Ben Zhao is the Neubauer Professor of Computer Science at University of Chicago. He completed his PhD from Berkeley (2004) and his BS from Yale (1997). He is an ACM distinguished scientist, and recipient of the NSF CAREER award, MIT Technology Review’s TR-35 Award (Young Innovators Under 35), ComputerWorld Magazine’s Top 40 Tech Innovators award, Google Faculty award, and IEEE ITC Early Career Award. His work has been covered by media outlets such as Scientific American, New York Times, Boston Globe, LA Times, Wall Street Journal, MIT Tech Review, and Slashdot.
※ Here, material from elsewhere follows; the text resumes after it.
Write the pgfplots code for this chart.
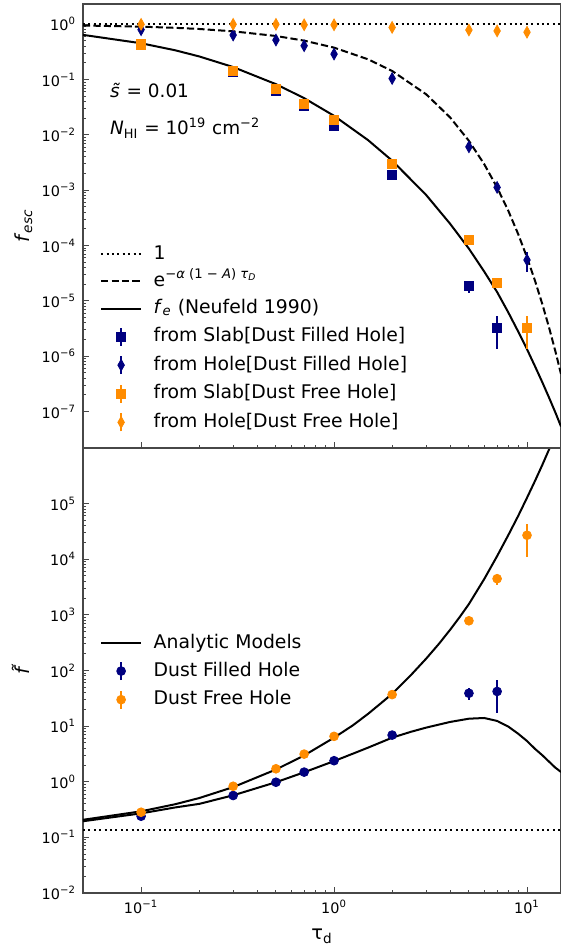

He has published more than 160 publications in areas of security and privacy, machine learning, networked systems, Internet measurements and HCI. He served as Program (co)chair for the World Wide Web Conference (WWW 2016) and the ACM Internet Measurement Conference (IMC 2018), and General Co-Chair for ACM HotNets 2020.
Research
Focus Areas: Adversarial Machine Learning, Human Computer Interaction, Networking, Security and Privacy
Over the years, I’ve followed my own interests in pursuing research problems that I find intellectually interesting and meaningful. That’s led me to work on a sequence of areas from P2P networks, online social networks, SDR/open spectrum systems, graph mining and modeling, user behavior analysis, to adversarial machine learning. Since 2016, I’ve mostly worked on security and privacy problems in machine learning and mobile systems.